In order to get to this stage, the benchmark for what’s considered a ‘pass grade’ increases over subsequent iterations with more and more candidates failing and being discarded while the more successful bots are copied and tweaked until eventually there’s a bot that rarely fails.
How it Works
While it seems like this combination of unintelligent components shouldn’t be able to learn to carry out a task, the fact is that over enough iterations, it eventually does.
A good way to think of this is a bit like the Infinite Monkey Theorem which says that given enough time, a monkey hitting random keys on a typewriter would eventually write the entire works of Shakespeare.
In the case of our learning candidate bot scenario (swapping cats and dogs for text), after each iteration is complete, the closest thing to a work of Shakespeare would be kept and all of the (more) nonsensical text would be thrown out.
This would be repeated again and again keeping what works and making,making minor adjustments to the next batch of candidates each time until eventually, we have a perfectly formulated copy of Twelfth Night.
Going back to our original example. as to how the eventual bot that emerges from this intense training regimen is actually able to recognise and sort images from there on out, we still don’t actually know – it just does.

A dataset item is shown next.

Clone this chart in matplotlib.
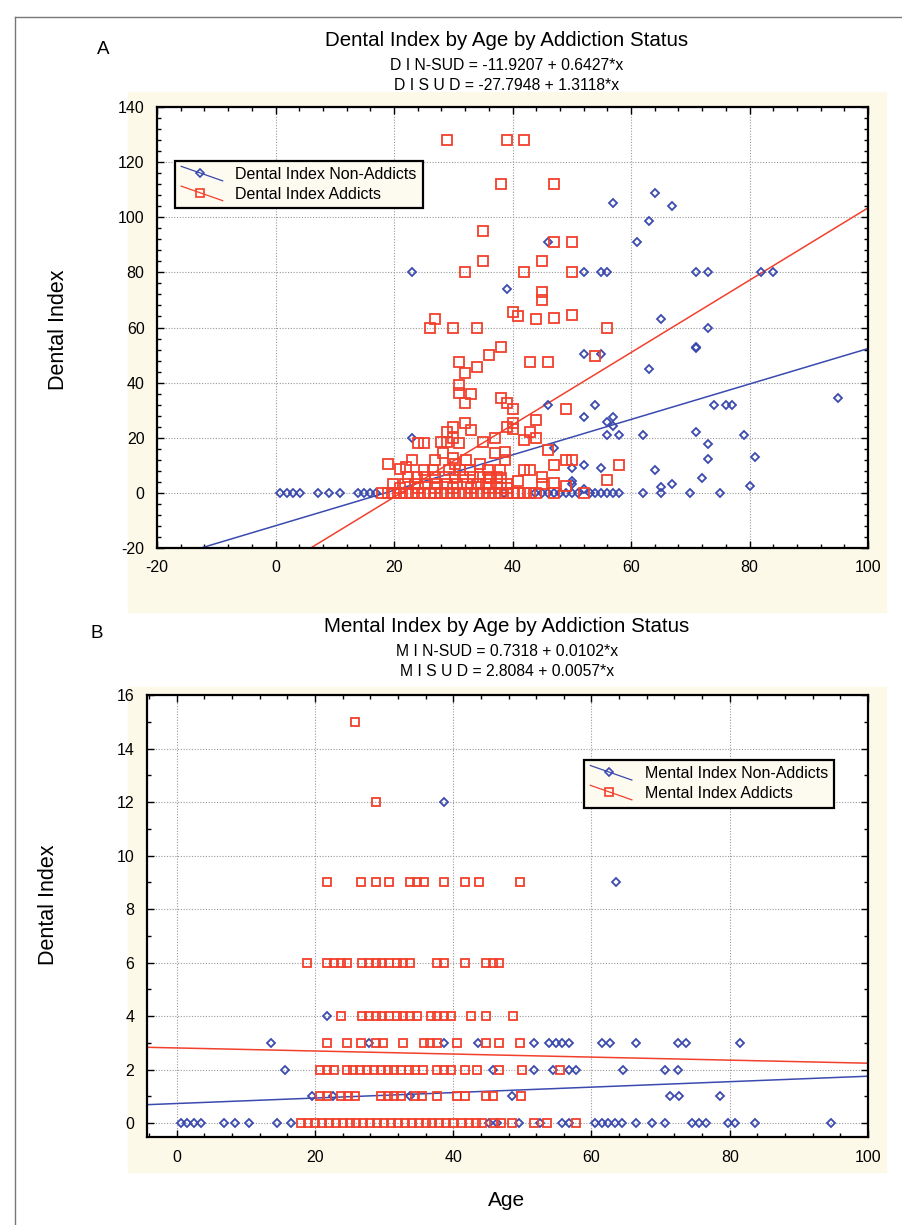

The major limitation to this kind of learning is that while the machine has now mastered the task of splitting images, it’s expertise is limited specifically to the type of task or question it’s been set – in our case, identifying and separating static images.
If this changes in a way that the bot doesn’t understand (for example a video of a cat), then it hits a roadblock and simply won’t know what to do with this.
Similarly, if the bot is likely to struggle to recognise that not all of the following are actually photos of dogs, then it will simply sort them all into our ‘Dog’ pile of images.
While both are undeniably sweet, unfortunately when it comes to training an intelligent machine, accuracy is everything.
It’s for exactly these kinds of situations that humans enter the mix once again to extend the training data to include the kinds of things that might trip up even the best animal image sorting bot.
You may or not know it but you’ve almost certainly helped with this not only in the data provided to organisations in your everyday online life, but also in the form of those almost always irritating “I’m not a robot” tests like this:
It’s exactly these kinds of human input that are being used to increase the training material to help machines learn and deal with those trickier nuanced differences that we humans have no problem distinguishing, but that aren’t so straight forward for bots.
Of course what’s even more useful for training certain bots is allowing them to learn directly from human users as and when they’re going about their daily online lives.
This is the strategy adopted by many of the large online platforms, with the system ‘learning’ and continually attempting to match your likely requirements to maximise your time on the site or positive feedback.
The more positive the outcome (user interaction, engagement or satisfaction), the better the machine has done and the more this should be replicated and improved upon in further iterations as we saw earlier.
If you’ve ever wondered how Netflix seems to know exactly what to serve you for an evening’s entertainment, now you know.
What this all means
Probably one of the most important things to take away from all of this is that when it comes to machine learning and the use of algorithm based bots as increasingly everyday tools in our world, it’s incredibly important to ensure we know what we’re asking these bots to do.
After all, we don’t really know how they’re actually doing their thing once we get to a certain point.
It’s critical therefore that we make sure we know exactly what we’re asking the intelligent machines around us to do through the kinds of training scenarios we set for them as well as the way in which we use different types of data to train them.